Exercise >> Find each line containing the string "that" and return it.

Dataset rows >>
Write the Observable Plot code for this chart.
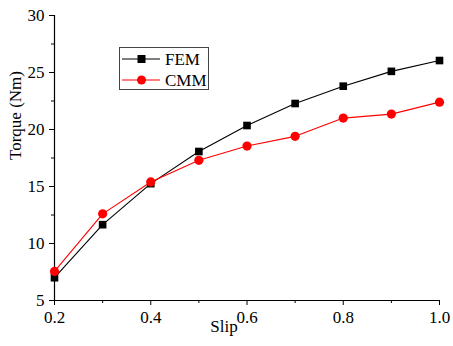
<!DOCTYPE html>
<html><head><meta charset="utf-8">
<script src="https://cdn.jsdelivr.net/npm/d3@7"></script>
<script src="https://cdn.jsdelivr.net/npm/@observablehq/plot@0.6"></script>
<style>
body{margin:0;background:#fff;font-family:"Liberation Serif",serif;}
#wrap{position:relative;width:453px;height:346px;}
#legend{position:absolute;left:119px;top:47px;}
</style>
</head><body>
<div id="wrap"></div>
<script>
const slip = [0.2, 0.3, 0.4, 0.5, 0.6, 0.7, 0.8, 0.9, 1.0];
const fem = [7.0, 11.65, 15.25, 18.07, 20.35, 22.28, 23.8, 25.1, 26.05];
const cmm = [7.55, 12.6, 15.4, 17.3, 18.55, 19.4, 21.0, 21.35, 22.4];
const series = ["FEM", "CMM"];
const colors = ["#000000", "#ff0000"];
const xTicks = [0.2, 0.4, 0.6, 0.8, 1.0];
const xMinor = [0.3, 0.5, 0.7, 0.9];
const yTicks = [5, 10, 15, 20, 25, 30];
const yMinor = [7.5, 12.5, 17.5, 22.5, 27.5];

const femData = slip.map((s, i) => ({slip: s, torque: fem[i]}));
const cmmData = slip.map((s, i) => ({slip: s, torque: cmm[i]}));

const plot = Plot.plot({
  width: 453, height: 346,
  marginLeft: 54, marginRight: 14, marginTop: 15, marginBottom: 46,
  style: {fontFamily: "Liberation Serif, serif", fontSize: "17px", color: "#000", background: "#fff"},
  x: {domain: [0.2, 1.0]},
  y: {domain: [5, 30]},
  marks: [
    Plot.axisX({ticks: xTicks, tickSize: 5, tickFormat: d => d.toFixed(1), label: null, tickPadding: 5, fontSize: 17}),
    Plot.axisX({ticks: xMinor, tickSize: 3, text: null, label: null}),
    Plot.axisY({ticks: yTicks, tickSize: 5, tickFormat: d => String(d), label: null, tickPadding: 5, fontSize: 17}),
    Plot.axisY({ticks: yMinor, tickSize: 3, text: null, label: null}),
    Plot.ruleX([0.2], {stroke: "#000", strokeWidth: 1.2}),
    Plot.ruleY([5], {stroke: "#000", strokeWidth: 1.2}),
    Plot.line(femData, {x: "slip", y: "torque", stroke: colors[0], strokeWidth: 1.1}),
    Plot.line(cmmData, {x: "slip", y: "torque", stroke: colors[1], strokeWidth: 1.1}),
    Plot.dot(femData, {x: "slip", y: "torque", symbol: "square", fill: colors[0], r: 4.3}),
    Plot.dot(cmmData, {x: "slip", y: "torque", symbol: "circle", fill: colors[1], r: 4.6}),
    Plot.text(["Slip"], {frameAnchor: "bottom", dx: -23, dy: 31, fontSize: 17, fill: "#000"}),
    Plot.text(["Torque (Nm)"], {frameAnchor: "left", dx: -39, dy: 2, rotate: -90, fontSize: 17, fill: "#000"})
  ]
});
document.getElementById("wrap").appendChild(plot);

// Legend
const lg = d3.select("#wrap").append("svg").attr("id", "legend").attr("width", 91).attr("height", 44);
lg.append("rect").attr("x", 0.5).attr("y", 0.5).attr("width", 89).attr("height", 42)
  .attr("fill", "#fff").attr("stroke", "#444").attr("stroke-width", 1);
series.forEach((name, i) => {
  const yy = 12 + i * 21;
  lg.append("line").attr("x1", 3).attr("x2", 41).attr("y1", yy).attr("y2", yy)
    .attr("stroke", colors[i]).attr("stroke-width", 1.1);
  if (i === 0) lg.append("rect").attr("x", 18.5).attr("y", yy - 4).attr("width", 8).attr("height", 8).attr("fill", colors[i]);
  else lg.append("circle").attr("cx", 22.5).attr("cy", yy).attr("r", 4.5).attr("fill", colors[i]);
  lg.append("text").attr("x", 46).attr("y", yy + 5.5).text(name)
    .attr("font-family", "Liberation Serif, serif").attr("font-size", 17).attr("fill", "#000");
});
</script>
</body></html>
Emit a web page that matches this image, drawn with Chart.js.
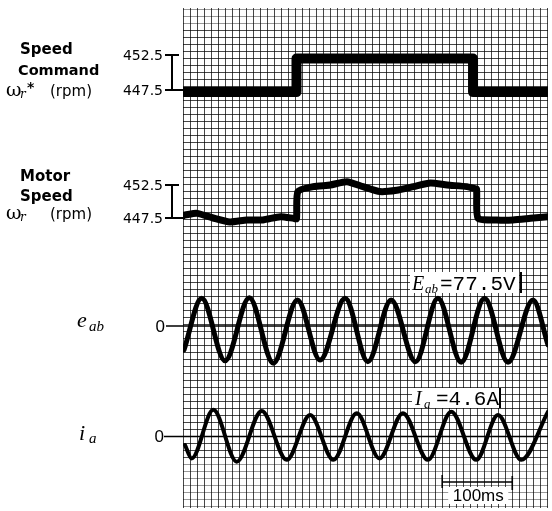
<!DOCTYPE html>
<html><head><meta charset="utf-8">
<script src="https://cdn.jsdelivr.net/npm/chart.js@4.4.0/dist/chart.umd.min.js"></script>
<style>html,body{margin:0;padding:0;background:#fff;}#wrap{width:552px;height:511px;}</style>
</head><body><div id="wrap"><canvas id="c" width="552" height="511"></canvas></div>
<script>
// ---- data (time in ms) ----
const cmdTime  = [0, 162, 162, 414, 414, 521];
const cmdSpeed = [447.2, 447.2, 452.0, 452.0, 447.2, 447.2];

const motorTime  = [0, 3, 20, 43, 67, 91, 114, 139, 158, 162, 164, 186, 210, 234, 257, 281, 305, 329, 353, 377, 405, 415, 419, 421, 448, 471, 496, 521];
const motorSpeed = [447.9, 447.95, 448.2, 447.5, 446.9, 447.2, 447.2, 447.7, 447.45, 447.4, 451.5, 452.25, 452.5, 453.0, 452.25, 451.5, 451.7, 452.25, 452.8, 452.5, 452.25, 452.0, 451.9, 447.5, 447.2, 447.2, 447.45, 447.7];

const eabTime = [1.4, 26.7, 60, 94.7, 129, 163.3, 195.7, 231.4, 263.9, 297.1, 331.9, 363.9, 397.1, 430.4, 463.9, 499.6, 521];
const eabVolt = [-84, 97, -122, 99, -130, 91, -119, 97, -125, 91, -125, 97, -127, 97, -127, 91, -66];

const iaTime = [2.9, 12.4, 43.3, 76.7, 112.4, 148.1, 181.4, 214.7, 248.1, 280.4, 313.9, 349.6, 382.9, 418.6, 449.6, 482.9, 521];
const iaAmp  = [-2.3, -5.9, 7.2, -6.8, 6.9, -6.3, 5.8, -6.3, 6.3, -5.9, 6.3, -6.3, 6.7, -6.3, 5.8, -6.3, 6.7];

const speedTicks = [452.5, 447.5];
const zeroTick = 0;
const scaleBarMs = [370, 470];
const scaleBarLabel = "100ms";
const eabNote = "=77.5V";
const iaNote = "=4.6A";

// ---- layout helpers ----
const TOP = 8, BOTTOM = 508;
function fit(vA, pA, vB, pB) {
  const k = (vB - vA) / (pA - pB);
  return { min: vA + (pA - BOTTOM) * k, max: vA + (pA - TOP) * k };
}
const pts = (xs, ys) => xs.map((x, i) => ({ x: x, y: ys[i] }));

const gridColor = (ctx) => {
  const s = ctx.scale;
  const p = s.getPixelForValue(ctx.tick.value);
  if (s.axis === 'y' && (p > 462 || p < 30)) return 'rgba(0,0,0,0.4)';
  return 'rgba(0,0,0,0.72)';
};

const labels = {
  id: 'labels',
  beforeDatasetsDraw(chart) {
    const ctx = chart.ctx;
    const { left, right } = chart.chartArea;
    const sE = chart.scales.yE, sI = chart.scales.yI, sx = chart.scales.x;
    ctx.save();
    // zero lines
    ctx.strokeStyle = '#000';
    ctx.lineWidth = 1.6;
    const yE0 = sE.getPixelForValue(zeroTick), yI0 = sI.getPixelForValue(zeroTick);
    ctx.beginPath();
    ctx.moveTo(166, yE0); ctx.lineTo(right, yE0);
    ctx.moveTo(164, yI0); ctx.lineTo(right, yI0);
    ctx.stroke();
    ctx.fillStyle = '#000';
    ctx.font = '17px "Liberation Sans"';
    ctx.textAlign = 'right'; ctx.textBaseline = 'middle';
    ctx.fillText(String(zeroTick), 165, yE0 + 1);
    ctx.fillText(String(zeroTick), 164, yI0 + 1);

    // annotation boxes
    ctx.fillStyle = '#fff';
    ctx.fillRect(410, 272, 109, 21);
    ctx.fillRect(412, 388, 87, 20);
    ctx.fillStyle = '#000';
    ctx.lineWidth = 2;
    ctx.beginPath();
    ctx.moveTo(521, 272); ctx.lineTo(521, 293);
    ctx.moveTo(500, 388); ctx.lineTo(500, 408);
    ctx.stroke();
    ctx.textAlign = 'left'; ctx.textBaseline = 'alphabetic';
    ctx.font = 'italic 20px "Liberation Serif"';
    ctx.fillText('E', 412, 290);
    ctx.fillText('I', 415, 405);
    ctx.font = 'italic 13px "Liberation Serif"';
    ctx.fillText('ab', 425, 293);
    ctx.fillText('a', 424, 408);
    ctx.font = '21px "Liberation Mono"';
    ctx.fillText(eabNote, 440, 290);
    ctx.fillText(iaNote, 436, 405);

    // 100 ms scale bar
    const xa = sx.getPixelForValue(scaleBarMs[0]), xb = sx.getPixelForValue(scaleBarMs[1]);
    ctx.fillStyle = '#fff';
    ctx.fillRect(xa + 6, 487, xb - xa - 10, 17);
    ctx.strokeStyle = '#000';
    ctx.lineWidth = 1.6;
    ctx.beginPath();
    ctx.moveTo(xa, 482); ctx.lineTo(xb, 482);
    ctx.moveTo(xa, 475); ctx.lineTo(xa, 488);
    ctx.moveTo(xb, 476); ctx.lineTo(xb, 490);
    ctx.stroke();
    ctx.fillStyle = '#000';
    ctx.font = '17px "Liberation Sans"';
    ctx.textAlign = 'center';
    ctx.fillText(scaleBarLabel, (xa + xb) / 2 + 1, 501);
    ctx.restore();
  },
  afterDatasetsDraw(chart) {
    const ctx = chart.ctx;
    const { left } = chart.chartArea;
    const sC = chart.scales.yCmd, sM = chart.scales.yMot;
    ctx.save();
    ctx.fillStyle = '#000'; ctx.strokeStyle = '#000';
    function bracket(scale) {
      const yH = scale.getPixelForValue(speedTicks[0]);
      const yL = scale.getPixelForValue(speedTicks[1]);
      ctx.lineWidth = 2;
      ctx.beginPath();
      ctx.moveTo(165, yH); ctx.lineTo(179, yH);
      ctx.moveTo(172, yH); ctx.lineTo(172, yL);
      ctx.moveTo(165, yL); ctx.lineTo(left + 2, yL);
      ctx.stroke();
      ctx.font = '14px "DejaVu Sans"';
      ctx.textAlign = 'right'; ctx.textBaseline = 'middle';
      ctx.fillText(speedTicks[0].toFixed(1), 163, yH + 1);
      ctx.fillText(speedTicks[1].toFixed(1), 163, yL + 1);
    }
    bracket(sC);
    bracket(sM);
    ctx.textAlign = 'left'; ctx.textBaseline = 'alphabetic';
    ctx.font = 'bold 15px "DejaVu Sans"';
    ctx.fillText('Speed', 20, 54);
    ctx.fillText('Motor', 20, 181);
    ctx.fillText('Speed', 20, 201);
    ctx.font = 'bold 14.5px "DejaVu Sans"';
    ctx.fillText('Command', 18, 75);
    function omega(y, star) {
      ctx.font = '19px "DejaVu Serif"';
      ctx.fillText('\u03C9', 6, y);
      ctx.font = 'italic 12px "DejaVu Serif"';
      ctx.fillText('r', 20, y + 2);
      if (star) { ctx.font = 'bold 14px "DejaVu Sans"'; ctx.fillText('*', 27, y - 4); }
      ctx.font = '15px "DejaVu Sans"';
      ctx.fillText('(rpm)', 50, y);
    }
    omega(96, true);
    omega(219, false);
    // e_ab and i_a labels
    ctx.font = 'italic 22px "Liberation Serif"';
    ctx.fillText('e', 77, 327);
    ctx.fillText('i', 79, 440);
    ctx.font = 'italic 15px "Liberation Serif"';
    ctx.fillText('ab', 89, 331);
    ctx.fillText('a', 89, 443);
    ctx.restore();
  }
};

const hidden = (r) => Object.assign({ type: 'linear', display: false }, r);

new Chart(document.getElementById('c'), {
  type: 'line',
  data: {
    datasets: [
      { label: 'Speed command', data: pts(cmdTime, cmdSpeed), yAxisID: 'yCmd', borderColor: '#000', borderWidth: 10, pointRadius: 0, tension: 0, borderJoinStyle: 'round', borderCapStyle: 'butt' },
      { label: 'Motor speed', data: pts(motorTime, motorSpeed), yAxisID: 'yMot', borderColor: '#000', borderWidth: 7, pointRadius: 0, tension: 0.2, borderJoinStyle: 'round', borderCapStyle: 'round' },
      { label: 'e_ab', data: pts(eabTime, eabVolt), yAxisID: 'yE', borderColor: '#000', borderWidth: 5, pointRadius: 0, cubicInterpolationMode: 'monotone', borderJoinStyle: 'round', borderCapStyle: 'round' },
      { label: 'i_a', data: pts(iaTime, iaAmp), yAxisID: 'yI', borderColor: '#000', borderWidth: 4, pointRadius: 0, cubicInterpolationMode: 'monotone', borderJoinStyle: 'round', borderCapStyle: 'round' }
    ]
  },
  options: {
    responsive: false, animation: false, devicePixelRatio: 1,
    layout: { padding: { left: 183, right: 4, top: TOP, bottom: 511 - BOTTOM } },
    plugins: { legend: { display: false }, tooltip: { enabled: false } },
    scales: {
      x: { type: 'linear', min: 0, max: 521,
           ticks: { display: false, stepSize: 10, autoSkip: false, maxTicksLimit: 100, includeBounds: false },
           grid: { color: gridColor, lineWidth: 1, drawTicks: false }, border: { display: false } },
      yCmd: Object.assign({ type: 'linear', position: 'left',
           ticks: { display: false, stepSize: 1, autoSkip: false, maxTicksLimit: 200, includeBounds: false },
           grid: { color: gridColor, lineWidth: 1, drawTicks: false }, border: { display: false } },
           fit(speedTicks[1], 90, speedTicks[0], 55)),
      yMot: hidden(fit(speedTicks[1], 218, speedTicks[0], 185)),
      yE: hidden(fit(0, 326, 100, 297.43)),
      yI: hidden(fit(0, 436.5, 6.5, 412.4))
    }
  },
  plugins: [labels]
});
</script></body></html>
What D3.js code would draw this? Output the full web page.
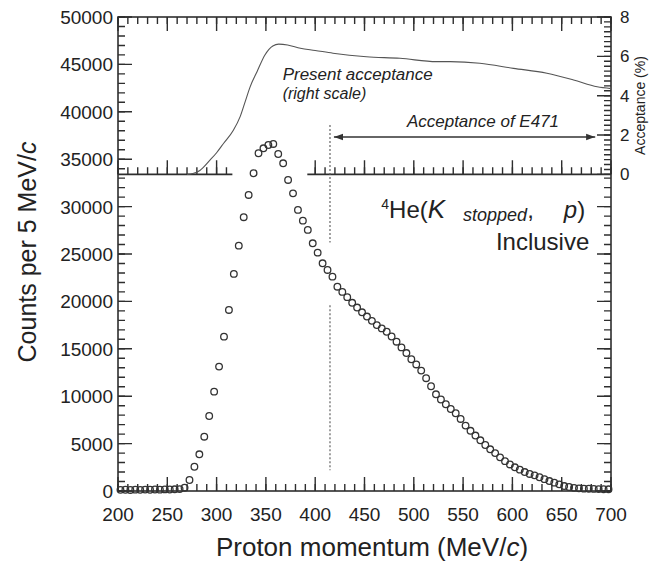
<!DOCTYPE html>
<html lang="en">
<head>
<meta charset="UTF-8">
<title>4He(K stopped, p) inclusive</title>
<script src="https://d3js.org/d3.v7.min.js"></script>
<style>
  body { margin: 0; background: #fff; }
  svg text { font-family: "Liberation Sans", Arial, Helvetica, sans-serif; fill: #222; }
</style>
</head>
<body>
<svg></svg>
<script>
// proton momentum bin centres (MeV/c)
let momentum = [
  202.5, 207.5, 212.5, 217.5, 222.5, 227.5, 232.5, 237.5, 242.5, 247.5,
  252.5, 257.5, 262.5, 267.5, 272.5, 277.5, 282.5, 287.5, 292.5, 297.5,
  302.5, 307.5, 312.5, 317.5, 322.5, 327.5, 332.5, 337.5, 342.5, 347.5,
  352.5, 357.5, 362.5, 367.5, 372.5, 377.5, 382.5, 387.5, 392.5, 397.5,
  402.5, 407.5, 412.5, 417.5, 422.5, 427.5, 432.5, 437.5, 442.5, 447.5,
  452.5, 457.5, 462.5, 467.5, 472.5, 477.5, 482.5, 487.5, 492.5, 497.5,
  502.5, 507.5, 512.5, 517.5, 522.5, 527.5, 532.5, 537.5, 542.5, 547.5,
  552.5, 557.5, 562.5, 567.5, 572.5, 577.5, 582.5, 587.5, 592.5, 597.5,
  602.5, 607.5, 612.5, 617.5, 622.5, 627.5, 632.5, 637.5, 642.5, 647.5,
  652.5, 657.5, 662.5, 667.5, 672.5, 677.5, 682.5, 687.5, 692.5, 697.5
];
// counts per 5 MeV/c
let counts = [
  120, 130, 110, 140, 120, 150, 130, 160, 140, 170,
  160, 180, 200, 350, 1160, 2560, 3870, 5730, 7910, 10480,
  13120, 16280, 19100, 22900, 25880, 28880, 31230, 33520, 35630, 36150,
  36500, 36610, 35550, 34570, 32810, 31400, 29650, 28520, 27540, 26130,
  25140, 24020, 23320, 22610, 21550, 21000, 20450, 19850, 19350, 18850,
  18400, 17950, 17500, 17150, 16800, 16300, 15750, 15150, 14550, 13900,
  13350, 12700, 11900, 11050, 10200, 9650, 9150, 8650, 8200, 7600,
  6900, 6350, 5850, 5350, 4850, 4400, 4000, 3550, 3150, 2800,
  2500, 2250, 2000, 1800, 1650, 1450, 1250, 1050, 880, 700,
  520, 420, 330, 280, 250, 240, 220, 200, 190, 180
];

// present acceptance curve (right scale, %)
let accMomentum = [270, 276, 283, 293, 300, 307, 317, 324, 329, 334, 341, 349, 357, 363, 372,
  385, 400, 418, 452, 486, 523, 537, 567, 601, 635, 662, 686, 700];
let accPercent = [0, 0.04, 0.2, 0.71, 1.1, 1.57, 2.24, 2.95, 3.7, 4.45, 5.22, 6.07, 6.53, 6.62, 6.58,
  6.41, 6.3, 6.16, 5.98, 5.9, 5.73, 5.73, 5.65, 5.39, 5.14, 4.8, 4.45, 4.36];

// axis ticks
let xTicks = [200, 250, 300, 350, 400, 450, 500, 550, 600, 650, 700];
let countTicks = [0, 5000, 10000, 15000, 20000, 25000, 30000, 35000, 40000, 45000, 50000];
let accTicks = [0, 2, 4, 6, 8];

// counts where the two panels meet, and the gap left in that line for the peak
let splitCount = 33400;
let splitGap = [316, 392];
// E471 acceptance: cut-off line and arrow
let e471Cut = 415;
let e471Arrow = [419, 684];
let e471ArrowLevel = 1.9;
let cutSegments = [[38600, 26200], [19600, 2200]];

let width = 650, height = 564;
let svg = d3.select("svg").attr("width", width).attr("height", height);

let plotLeft = 118, plotRight = 611, plotTop = 17, plotBottom = 491;
let ink = "#2e2e2e";

let x = d3.scaleLinear().domain([200, 700]).range([plotLeft, plotRight]);
let y = d3.scaleLinear().domain([0, 50000]).range([plotBottom, plotTop]);
let ySplit = y(splitCount);
let yAcc = d3.scaleLinear().domain([0, 8]).range([ySplit, plotTop]);

let xMinor = d3.range(200, 701, 10);
let countMinor = d3.range(0, 50001, 1000);
let accMinor = d3.range(0, 8.001, 0.25);

// frame
svg.append("rect")
    .attr("x", plotLeft).attr("y", plotTop)
    .attr("width", plotRight - plotLeft).attr("height", plotBottom - plotTop)
    .attr("fill", "none").attr("stroke", ink).attr("stroke-width", 1.6);

[[200, splitGap[0]], [splitGap[1], 700]].forEach(s => {
    svg.append("line")
        .attr("x1", x(s[0])).attr("x2", x(s[1]))
        .attr("y1", ySplit).attr("y2", ySplit)
        .attr("stroke", ink).attr("stroke-width", 1.6);
});

// tick marks, one path per edge
function tickPath(segments) {
    let p = d3.path();
    segments.forEach(s => { p.moveTo(s[0], s[1]); p.lineTo(s[2], s[3]); });
    svg.append("path")
        .attr("d", p.toString())
        .attr("fill", "none")
        .attr("stroke", ink)
        .attr("stroke-width", 1.4);
}
// vertical ticks on a horizontal edge at y0 (len < 0 points up)
let vTicks = (values, y0, len) => tickPath(values.map(v => [x(v), y0, x(v), y0 + len]));
// horizontal ticks on a vertical edge at x0 (len < 0 points left)
let hTicks = (values, scale, x0, len) => tickPath(values.map(v => [x0, scale(v), x0 + len, scale(v)]));

vTicks(xMinor, plotBottom, -7);
vTicks(xTicks, plotBottom, -14);
vTicks(xMinor, plotTop, 7);
vTicks(xTicks, plotTop, 14);

let sepKeep = v => v <= splitGap[0] - 5 || v >= splitGap[1] + 5;
vTicks(xMinor.filter(sepKeep), ySplit, -7);
vTicks(xTicks.filter(sepKeep), ySplit, -14);

hTicks(countMinor, y, plotLeft, 7);
hTicks(countTicks, y, plotLeft, 14);

hTicks(countMinor.filter(v => v <= splitCount), y, plotRight, -7);
hTicks(countTicks.filter(v => v <= splitCount), y, plotRight, -14);
hTicks(accMinor, yAcc, plotRight, -7);
hTicks(accTicks, yAcc, plotRight, -14);

// tick labels
svg.append("g").selectAll("text")
    .data(xTicks)
    .enter()
    .append("text")
    .attr("x", d => x(d)).attr("y", plotBottom + 30)
    .attr("text-anchor", "middle")
    .style("font-size", "19px")
    .text(d => d);

svg.append("g").selectAll("text")
    .data(countTicks)
    .enter()
    .append("text")
    .attr("x", plotLeft - 5).attr("y", d => y(d) + 7)
    .attr("text-anchor", "end")
    .style("font-size", "19px")
    .text(d => d);

svg.append("g").selectAll("text")
    .data(accTicks)
    .enter()
    .append("text")
    .attr("x", plotRight + 9).attr("y", d => yAcc(d) + 6)
    .style("font-size", "17px")
    .text(d => d);

// acceptance curve
let accLine = d3.line()
    .x((d, i) => x(accMomentum[i]))
    .y(d => yAcc(d))
    .curve(d3.curveMonotoneX);
svg.append("path")
    .attr("d", accLine(accPercent))
    .attr("fill", "none")
    .attr("stroke", "#555")
    .attr("stroke-width", 1.1);

// E471 cut
cutSegments.forEach(s => {
    svg.append("line")
        .attr("x1", x(e471Cut)).attr("x2", x(e471Cut))
        .attr("y1", y(s[0])).attr("y2", y(s[1]))
        .attr("stroke", "#555").attr("stroke-width", 1.1)
        .attr("stroke-dasharray", "2,2");
});

let defs = svg.append("defs");
defs.append("marker")
    .attr("id", "head").attr("viewBox", "0 0 10 10")
    .attr("refX", 10).attr("refY", 5)
    .attr("markerWidth", 7).attr("markerHeight", 7)
    .attr("orient", "auto-start-reverse")
    .append("path").attr("d", "M0,1.5L10,5L0,8.5Z").attr("fill", "#333");

svg.append("line")
    .attr("x1", x(e471Arrow[0])).attr("x2", x(e471Arrow[1]))
    .attr("y1", yAcc(e471ArrowLevel)).attr("y2", yAcc(e471ArrowLevel))
    .attr("stroke", "#333").attr("stroke-width", 1.3)
    .attr("marker-start", "url(#head)")
    .attr("marker-end", "url(#head)");

// data points
svg.append("g")
    .selectAll("circle")
    .data(counts)
    .enter()
    .append("circle")
    .attr("cx", (d, i) => x(momentum[i]))
    .attr("cy", d => y(d))
    .attr("r", 3.3)
    .attr("fill", "none")
    .attr("stroke", "#333")
    .attr("stroke-width", 1.3);

// annotations
svg.append("text")
    .attr("x", x(367)).attr("y", yAcc(4.8))
    .style("font-size", "16px").style("font-style", "italic")
    .attr("textLength", 150).attr("lengthAdjust", "spacingAndGlyphs")
    .text("Present acceptance");
svg.append("text")
    .attr("x", x(367)).attr("y", yAcc(3.83))
    .style("font-size", "16px").style("font-style", "italic")
    .text("(right scale)");
svg.append("text")
    .attr("x", x(493)).attr("y", yAcc(2.4))
    .style("font-size", "17px").style("font-style", "italic")
    .text("Acceptance of E471");

let reaction = svg.append("text")
    .attr("x", x(467)).attr("y", y(28800))
    .style("font-size", "24px");
reaction.append("tspan").attr("dy", -9).style("font-size", "14px").text("4");
reaction.append("tspan").attr("dy", 9).text("He(");
reaction.append("tspan").style("font-style", "italic").style("font-size", "26px").text("K");
reaction.append("tspan").attr("dx", 18).attr("dy", 3).style("font-style", "italic").style("font-size", "18px").text("stopped");
reaction.append("tspan").attr("dy", -3).text(",");
reaction.append("tspan").attr("dx", 30).style("font-style", "italic").text("p");
reaction.append("tspan").text(")");

svg.append("text")
    .attr("x", x(678)).attr("y", y(25430))
    .attr("text-anchor", "end")
    .style("font-size", "24px")
    .text("Inclusive");

// axis titles
let xTitle = svg.append("text")
    .attr("x", 372).attr("y", 556)
    .attr("text-anchor", "middle")
    .style("font-size", "26px");
xTitle.append("tspan").text("Proton momentum (MeV/");
xTitle.append("tspan").style("font-style", "italic").text("c");
xTitle.append("tspan").text(")");

let yTitle = svg.append("text")
    .attr("transform", "translate(36," + ((plotTop + plotBottom) / 2 - 2) + ") rotate(-90)")
    .attr("text-anchor", "middle")
    .style("font-size", "25px");
yTitle.append("tspan").text("Counts per 5 MeV/");
yTitle.append("tspan").style("font-style", "italic").text("c");

svg.append("text")
    .attr("transform", "translate(645," + yAcc(3.5) + ") rotate(-90)")
    .attr("text-anchor", "middle")
    .style("font-size", "14px")
    .text("Acceptance (%)");
</script>
</body>
</html>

Solved problem >>
Emit a web page that matches this image, drawn with Chart.js.
// counts where the two panels meet, and the gap left in that line for the peak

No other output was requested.